Success, they say, leaves clues – particularly global success.
Identifying and understanding those cherished clues and strategies was the aim of a recent event geared at helping Canadian technology companies expand internationally.
Dubbed Global Smarts, the event was jointly organized by the Alliance of GTA IT Associations, the Information Technology Association of Canada, Ontario, Canadian Information Processing Society, Toronto Chapter, and the York Technology Association. I’ve passed through the school of hard knocks…and many valuable lessons learned reside with me.Stuart Butts>TextParticipants got to learn all about global success from two IT executives who know quite a bit about it: Stuart Butts chairman and CEO of Richmond Hill, Ont.-based Xenos Group Inc., and Richard Sikes, who has spearheaded globalization initiatives for many software companies.
For Butts – whose globalization skills have been honed over two decades – it’s a matter of “been there, done that.”
Drawing from his vast reservoir of experience, the Xenos CEO outlined four time-tested practices for global success: smart alliances, scrupulous market selection, shrewd timing, and seamless customer service – though not necessarily in that order.
It helps if you have a great product too, he said.
In a talk peppered with anecdotes, Butts described how these very principles helped transform Xenos from a small, struggling business 20 years ago to a major global player with customers in three continents.
Today Xenos’ data to e-content (d2e) solutions are deployed by firms in disparate sectors – banking, brokerage, government, healthcare, insurance, manufacturing, ports, telecommunications and utilities.
But success didn’t come easy.
Though from its inception, Xenos intentionally built products for the global market, the firm’s early promotional strategies weren’t exactly savvy – to say the least.
Butts recalled his company’s first faltering forays into overseas markets with JES-Master and Console-Master – Xenos solutions built around mainframe technology. “Console-Master was a disaster recovery product we priced at $3,000. We sold 100 copies in North America in the first two years…but then ran into a lot of tech support issues.”
Those early challenges taught Butts and his team “never to underestimate the importance of properly supporting the customer.”
This valuable lesson was reinforced when Xenos teamed up with a German firm to sell the same product in Germany. “(Our partner) gave us very tough time over technical support, forcing us to smarten it up,” Butts said.
But the effort paid off in spades. In 18 months, the German firm sold 126 units of Console-Mater in Germany for $14,000 a pop – and Xenos raked in half of that.
That’s how it’s usually been with Butts and his company – their greatest insights have been acquired in the laboratory of life. “I’ve passed through the school of hard knocks,” said the Xenos head honcho. “And many valuable lessons learned reside with me.” Another lesson learned the hard way, he said, had to do the importance of studying local conditions before venturing into new markets. Failure to do so can have unpleasant consequences.
For instance, Butts recalled that three years ago his company signed up a VAR in China and picked the months of March-April 2002 to tour that country – the time of SARS! By a stroke of good luck, however, everything eventually turned out well. “It was a challenge but ended up as a bonding experience for all of us.”

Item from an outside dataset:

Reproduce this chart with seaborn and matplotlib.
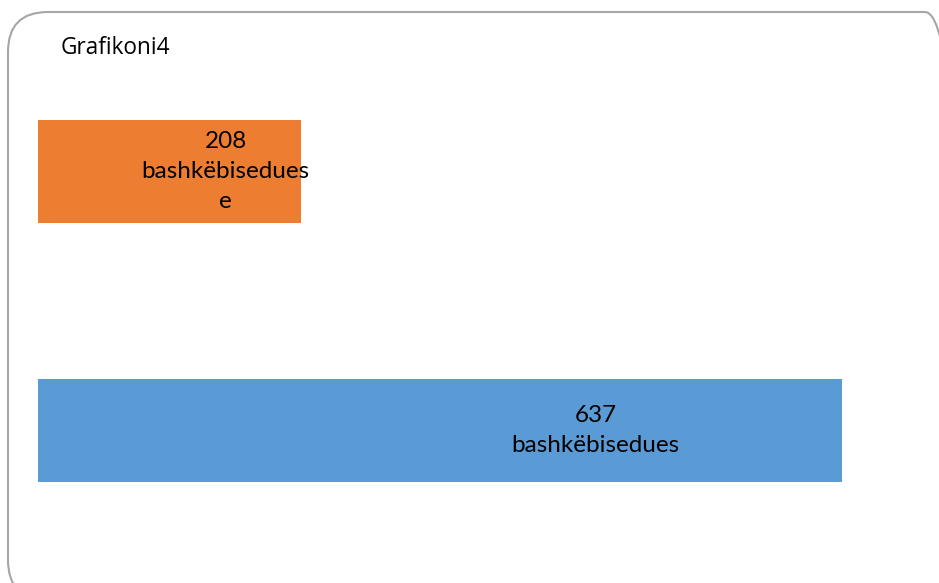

Knowing local conditions, he said, also helps you identify and implement workable marketing strategies.
For instance, Butts said, while Xenos does around 75 per cent of its sales directly, in Brazil and Hong Kong the firm uses distributor-type partners. “Brazil’s experienced a serious recession over the past few years. But we trained our VAR appropriately and he committed to selling our products.”
For software vendors, the Xenos CEO said, forging a relationship with local device vendors is also vital. Technology devices, he said, require all sorts of supporting software. “You have to persuade device vendors that your product is a must, not just a nice to have…That it’s essential to their sale.”
Knowledge of local conditions is a point Richard Sikes also emphasized in his presentation.
This knowledge, said Sikes, should encompass awareness of how communications systems in a country typically function.
For instance, he said, when two North American companies do business, personnel from one company – senior management, sales/purchasing, marketing, R&D or legal – usually interact “on a parallel basis” with their counterparts in the other company.
By contrast, he said, Japanese companies adopt the “portal” model – where one person represents all departments. North American firms doing business with Japanese companies need to adapt to the very different communication model and style, Sikes said.
He strongly recommended preliminary market research to determine whether there’s a need for one’s technology or product.
Sikes recalled how a company neglected market research and then attempted to sell a software tutorial on how to recycle aluminum cans in Denmark. “The venture failed…because they don’t have aluminum there.”